San Francisco, which was caught off guard by plans by Ofo and Bluegogo to enter the U.S., recently proposed legislation around how to obtain and maintain a stationless bike-share permit. (Bluegogo, which initially aimed to park its bicycles in public bike racks, says now it will use bike stations in private parking spaces.)
NACTO, an association of 51 major North American cities, issued a statement earlier this week saying it also welcomes bike-share systems of all stripes, as long as they’re “part of a city’s overall transportation network and vision.” (Companies that have “shown that they are not serious about providing bikes as a real mobility option for people . . . [but] more interested in media attention and a quick buyout . . . put the public at risk,” it added.)
Dockless bikes make a lot of sense as a last-mile option for commuters, too. Even now, Rzepecki sees a day when SoBi’s bikes are electric and work with fleets of autonomous cars and shuttles to get people to their office doors. Ofo has the same ambitions, says Ljungman, not least because China’s ride-hailing giant Didi is among its investors. In fact, Didi’s customers can already reserve an Ofo bike through Didi’s app.
As with Uber — which envisioned itself as a logistics company from the start — the potential also exists for the bikes to carry more than people. Ljungman says that making deliveries, for example, is “not something [Ofo] has on its radar, but given they’re building a really interesting network and distribution capability . . . the amount of products and services you can attach to that is pretty large.”
Still, it’s easy to conclude that investors — and founders — are getting ahead of themselves in a race to create the next so-called decacorn.
Though Ofo has global ambitions — it reportedly wants to introduce 50,000 bikes in roughly 10 U.S. cities by July — Ljungman acknowledges that the U.S. market will be a tough nut to crack. “You need the right kind of cities.
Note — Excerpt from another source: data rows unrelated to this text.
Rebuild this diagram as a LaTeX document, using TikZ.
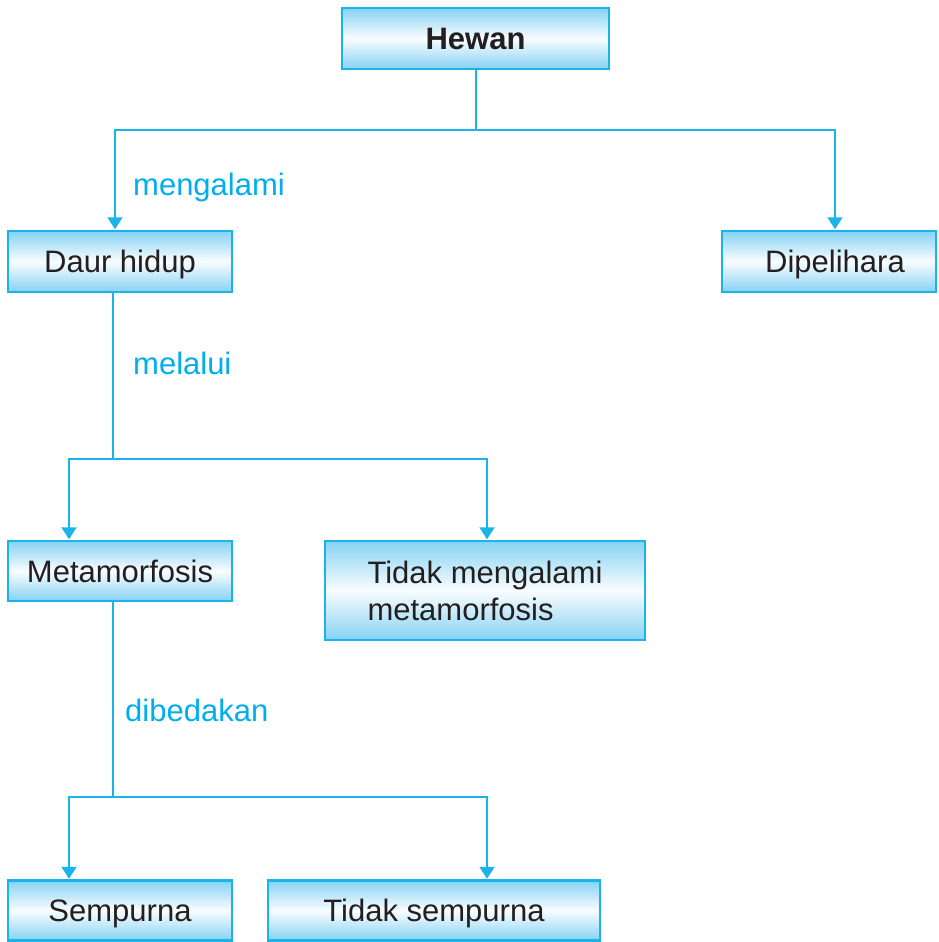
\documentclass[tikz,border=0pt]{standalone}
\usepackage{fontspec}
\setmainfont{Liberation Sans}
\usetikzlibrary{arrows.meta}
\definecolor{edgeblue}{HTML}{1BB4EA}
\definecolor{fillblue}{HTML}{86D2F3}
\definecolor{labblue}{HTML}{00AEEF}
\definecolor{txt}{HTML}{231F20}
\tikzset{
  box/.style={draw=edgeblue, line width=2.5pt, top color=fillblue, bottom color=fillblue, middle color=white!95!fillblue,
    inner sep=0pt, text=txt, font=\fontsize{31}{37}\selectfont, text height=22pt, text depth=0pt},
  conn/.style={draw=edgeblue, line width=2pt},
  arr/.style={conn, -{Triangle[width=15pt,length=12pt]}, shorten >=0.5pt},
  lab/.style={text=labblue, font=\fontsize{31}{37}\selectfont, anchor=west, inner sep=0pt}
}
\begin{document}
\begin{tikzpicture}[x=1pt,y=-1pt]
\useasboundingbox (0,0) rectangle (938,942);
\node[box, minimum width=267pt, minimum height=61pt, font=\fontsize{31}{37}\selectfont\bfseries] (hewan) at (475.5,38.5) {Hewan};
\node[box, minimum width=224pt, minimum height=61pt] (daur) at (120,261.5) {Daur hidup};
\node[box, minimum width=214pt, minimum height=61pt] (dip) at (829,261.5) {\hspace*{12pt}Dipelihara};
\node[box, minimum width=224pt, minimum height=60pt] (meta) at (120,571) {Metamorfosis};
\node[box, minimum width=320pt, minimum height=99pt, align=left, text height=, text depth=] (tidak) at (485,590.5) {\fontsize{31}{38}\selectfont Tidak mengalami\\metamorfosis};
\node[box, minimum width=224pt, minimum height=60pt] (semp) at (120,910.5) {Sempurna};
\node[box, minimum width=332pt, minimum height=60pt] (tsemp) at (434,910.5) {Tidak sempurna};

\coordinate (j1) at (475.5,130);
\coordinate (j2) at (113,459);
\coordinate (j3) at (113,797);

\draw[conn] (hewan.south) -- (j1);
\draw[arr] (j1) -| ([xshift=-5pt]daur.north);
\draw[arr] (j1) -| ([xshift=6pt]dip.north);
\draw[conn] ([xshift=-7pt]daur.south) -- (j2);
\draw[arr] (j2) -| ([xshift=-51pt]meta.north);
\draw[arr] (j2) -| ([xshift=2pt]tidak.north);
\draw[conn] ([xshift=-7pt]meta.south) -- (j3);
\draw[arr] (j3) -| ([xshift=-51pt]semp.north);
\draw[arr] (j3) -| ([xshift=53pt]tsemp.north);

\node[lab] (l1) at (133,187) {mengalami};
\node[lab] (l2) at (133,363) {melalui};
\node[lab] (l3) at (125,710) {dibedakan};
\end{tikzpicture}
\end{document}
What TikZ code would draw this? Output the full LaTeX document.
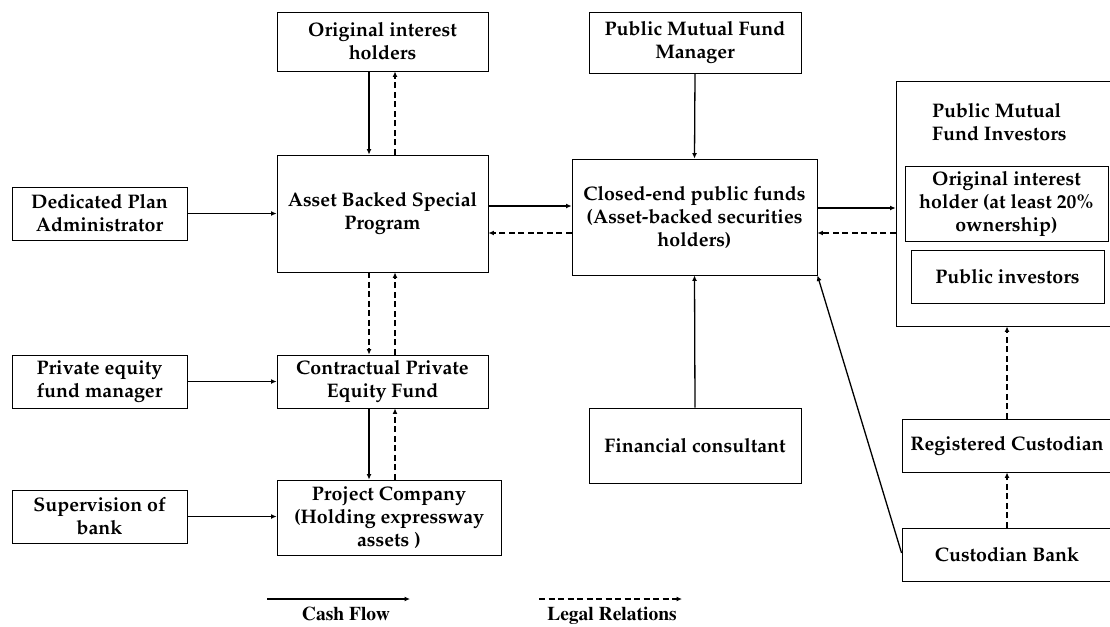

In many places in the world, cities weren’t built around cars. They were built around people walking or cycling or even riding horses,” he notes. “There’s a cultural aspect, too. In Amsterdam, you see lots of bicycles all over the place. They rule the city.” That’s not so in many American cities where bikers represent fewer than 1 percent of all commuters.
The economics of the business appear challenged, too. While bike-share companies insist that they’re making the bikes as efficiently and cost-effectively as possible in partnership with China-based manufacturers, it hasn’t proven a lucrative business to date. For example, Motivate — which bought Citi Bike from Alta in 2014 — now oversees more than 10,000 bikes across bike-sharing programs in 10 U.S. cities and recorded 14 million rides last year, and it still isn’t profitable, says a source close to the company. Presumably, making electric bikes will be even more costly.
And there are shenanigans. According to O’Sullivan, the founders of one dockless bike-share startup met earlier with Rzepecki under the guise of wanting to fund SoBi, which has reached profitability off $7 million in funding to date and is now looking to raise substantially more. They then used their findings to raise money for a new startup of their own.
Asked about the claim, Rzepecki declines to confirm it, saying instead, “A lot of people are entering the market and maybe being a bit more opportunistic in trying to compete. For me, it’s generally a good sign that we have an environment now that’s being capitalized, even if not everyone has the same intentions that we have.”
It’s almost like the second coming of Uber. At least, people seem to hope that’s the case.
“I do think Uber’s bad-boy behavior has emboldened some to also break laws and charge ahead of social consequences,” says O’Sullivan. “They got away with it, and they got rewarded for it financially, despite hundreds of millions of dollars in settlements to state regulators and elsewhere.
“Until Uber came along, I never thought it could possibly have worked. Now others may see it as a model worth copying.”